The GSX-R125 features keyless ignition, Suzuki Easy Start System and an LCD instrument cluster. The suspension system uses a telescopic fork in the front and a monoshock in the rear. Brakes include petal discs at both ends. However, the whole package weighs just 134 kg and has an 11-litre fuel tank.
Suzuki V-Strom 250 - The answer to India’s growing demand for ADVs
Of all the motorcycles in this list, the Suzuki V-Strom 250 is my personal favourite. A full-bodied tourer which can come out unscathed after a light off-roading session. Traditional family lineage has been maintained by the designing team. Besides that, the tried and tested quarter-litre engine delivering maximum acceleration performance at speeds between 20 km/h to 90 km/h.
Pumping life in the V-Strom 250 is a 248 cc liquid-cooled, twin-cylinder, SOHC engine. Fitted with a 6-speed gearbox, the engine can squeeze out 24 PS of power and 22 Nm of torque. This no-nonsense engine is housed in a package accentuated with a protruding beak in the front, a large flashlight shaped headlamp and a 160 mm ground clearance.
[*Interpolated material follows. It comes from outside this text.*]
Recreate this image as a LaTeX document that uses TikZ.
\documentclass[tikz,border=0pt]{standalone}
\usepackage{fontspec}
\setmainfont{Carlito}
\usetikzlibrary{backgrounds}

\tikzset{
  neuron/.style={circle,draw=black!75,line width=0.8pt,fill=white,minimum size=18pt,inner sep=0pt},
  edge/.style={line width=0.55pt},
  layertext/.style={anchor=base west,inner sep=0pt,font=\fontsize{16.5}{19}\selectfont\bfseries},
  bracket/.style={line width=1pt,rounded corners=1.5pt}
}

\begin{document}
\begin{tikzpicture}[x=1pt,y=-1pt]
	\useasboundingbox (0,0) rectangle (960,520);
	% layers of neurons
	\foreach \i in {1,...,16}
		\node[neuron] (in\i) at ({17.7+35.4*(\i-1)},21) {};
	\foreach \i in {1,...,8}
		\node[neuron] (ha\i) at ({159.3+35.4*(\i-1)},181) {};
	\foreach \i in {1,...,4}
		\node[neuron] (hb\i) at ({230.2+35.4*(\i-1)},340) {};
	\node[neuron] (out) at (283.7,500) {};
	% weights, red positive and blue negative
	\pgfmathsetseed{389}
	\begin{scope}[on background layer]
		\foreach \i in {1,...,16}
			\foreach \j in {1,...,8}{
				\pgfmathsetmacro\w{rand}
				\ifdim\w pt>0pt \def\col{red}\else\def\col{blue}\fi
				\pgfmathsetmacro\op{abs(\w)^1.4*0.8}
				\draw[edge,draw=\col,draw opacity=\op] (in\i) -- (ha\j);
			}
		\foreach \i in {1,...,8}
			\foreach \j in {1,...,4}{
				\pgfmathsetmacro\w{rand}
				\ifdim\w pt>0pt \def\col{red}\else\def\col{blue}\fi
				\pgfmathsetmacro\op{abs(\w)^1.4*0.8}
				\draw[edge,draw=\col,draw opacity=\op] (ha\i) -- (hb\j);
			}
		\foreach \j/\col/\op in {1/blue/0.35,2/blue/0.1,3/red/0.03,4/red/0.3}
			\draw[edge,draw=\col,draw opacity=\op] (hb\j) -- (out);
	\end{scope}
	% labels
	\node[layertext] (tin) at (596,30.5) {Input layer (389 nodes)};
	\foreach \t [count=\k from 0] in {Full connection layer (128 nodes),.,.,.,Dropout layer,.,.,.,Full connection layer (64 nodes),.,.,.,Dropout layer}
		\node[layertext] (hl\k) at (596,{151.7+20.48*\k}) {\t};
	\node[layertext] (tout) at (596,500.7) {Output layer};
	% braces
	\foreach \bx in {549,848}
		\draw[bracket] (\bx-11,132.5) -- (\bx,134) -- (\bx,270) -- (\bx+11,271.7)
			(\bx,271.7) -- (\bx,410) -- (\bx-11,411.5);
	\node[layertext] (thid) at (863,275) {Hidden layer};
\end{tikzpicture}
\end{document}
Key features of the Suzuki V-Strom 250 include an LCD instrument cluster, DC mobile charger, compact windscreen and side case attachment capabilities. Also, the bike has a large 17.3-litre fuel tank and a kerb weight of 188 kg. Brakes include petal discs all around and standard telescopic fork/monoshock-based suspension setup.
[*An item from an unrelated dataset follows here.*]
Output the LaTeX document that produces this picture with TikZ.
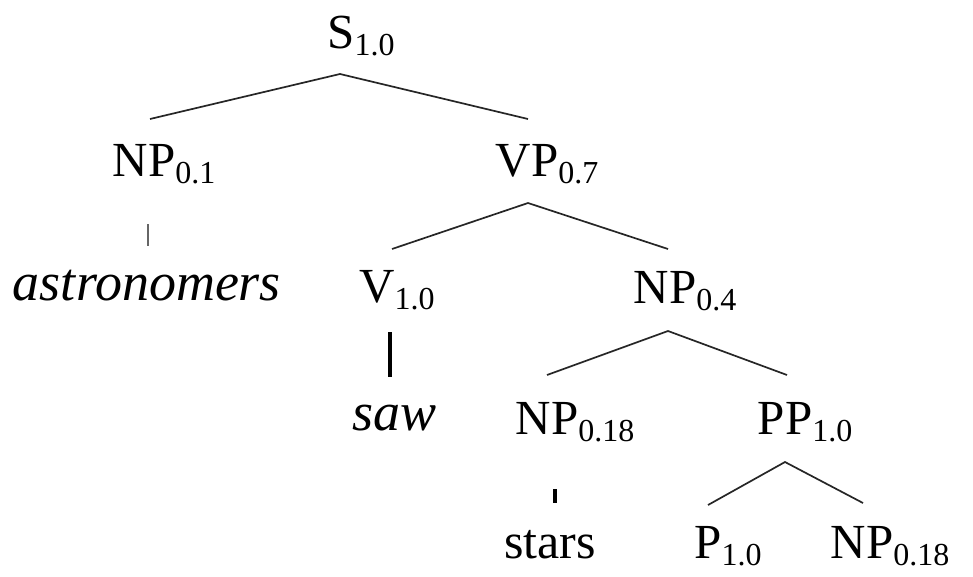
\documentclass[tikz,border=0pt]{standalone}
\usepackage{fontspec}
\setmainfont{Liberation Serif}
\usetikzlibrary{calc}
\newcommand\catlbl[2]{#1\rlap{\raisebox{-7pt}{\fontsize{32}{34}\selectfont #2}}}
\begin{document}
\begin{tikzpicture}[x=1pt,y=-1pt,
  cat/.style={inner sep=0pt, anchor=base, font=\fontsize{49}{56}\selectfont},
  word/.style={inner sep=0pt, anchor=base, font=\fontsize{50}{56}\selectfont},
  itword/.style={inner sep=0pt, anchor=base, font=\fontsize{54}{60}\selectfont\itshape},
  branch/.style={line width=1.7pt, draw=black!85},
  thintick/.style={line width=1.3pt, draw=black!60},
  thicktick/.style={line width=3.2pt, draw=black}]
\useasboundingbox (0,0) rectangle (973,576);
% nodes
\node[cat] (S) at (341,48) {\catlbl{S}{1.0}};
\node[cat] (NP1) at (144,176) {\catlbl{NP}{0.1}};
\node[cat] (VP) at (527,176) {\catlbl{VP}{0.7}};
\node[itword] (astr) at (147,300) {astronomers};
\node[cat] (V) at (377,302) {\catlbl{V}{1.0}};
\node[cat] (NP4) at (665,303) {\catlbl{NP}{0.4}};
\node[itword] (saw) at (395,430) {saw};
\node[cat] (NP18a) at (547,434) {\catlbl{NP}{0.18}};
\node[cat] (PP) at (785,434) {\catlbl{PP}{1.0}};
\node[word] (stars) at (550,558) {stars};
\node[cat] (P) at (708,558) {\catlbl{P}{1.0}};
\node[cat] (NP18b) at (862,558) {\catlbl{NP}{0.18}};
% connectors
\draw[branch] ($(NP1.base)+(6,-57)$) -- ($(S.base)+(-1,26)$) -- ($(VP.base)+(1,-57)$);
\draw[thintick] ($(NP1.base)+(4,48)$) -- ($(astr.base)+(1,-54)$);
\draw[branch] ($(V.base)+(15,-53)$) -- ($(VP.base)+(1,27)$) -- ($(NP4.base)+(3,-54)$);
\draw[thicktick] ($(V.base)+(13,30)$) -- ($(saw.base)+(-5,-53)$);
\draw[branch] ($(NP18a.base)+(0,-59)$) -- ($(NP4.base)+(3,28)$) -- ($(PP.base)+(2,-59)$);
\draw[thicktick] ($(NP18a.base)+(8,55)$) -- ($(stars.base)+(5,-55)$);
\draw[branch] ($(P.base)+(0,-53)$) -- ($(PP.base)+(0,28)$) -- ($(NP18b.base)+(1,-55)$);
\end{tikzpicture}
\end{document}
Suzuki SV650 - Stylish middleweight V-twin
Who doesn’t love middleweights, especially if it looks as beautiful as the Suzuki SV650! The protruding truss pipe frame flaunts the V-twin mill. The motorcycle has been winning the hearts of riders all over the world since 1999 and its high time that Indians finally get to ride it!
Powering the SV650 is a 645 cc V-twin, DOHC, liquid-cooled mill. Coupled to a 6-speed gearbox, the engine can produce 76.1 PS of power and 64 Nm of torque. The engineers at Suzuki have given the bike an irregular firing interval for a characteristic exhaust note. Besides that, the bike has a low rpm assist which makes it a breeze to ride in city traffic.
The SV650 features dual LED tail lamps, LCD instrument cluster with 6-step adjustable backlight and Suzuki Easy Start System. The suspension setup includes right side down 41 mm telescopic fork up front and a link-type monoshock in the rear. Braking duties are overseen by twin 290 mm discs in the front and a 240 mm disc in the rear. The seat height is pegged at an accessible 785 mm while the kerb weight stands at 198 kg.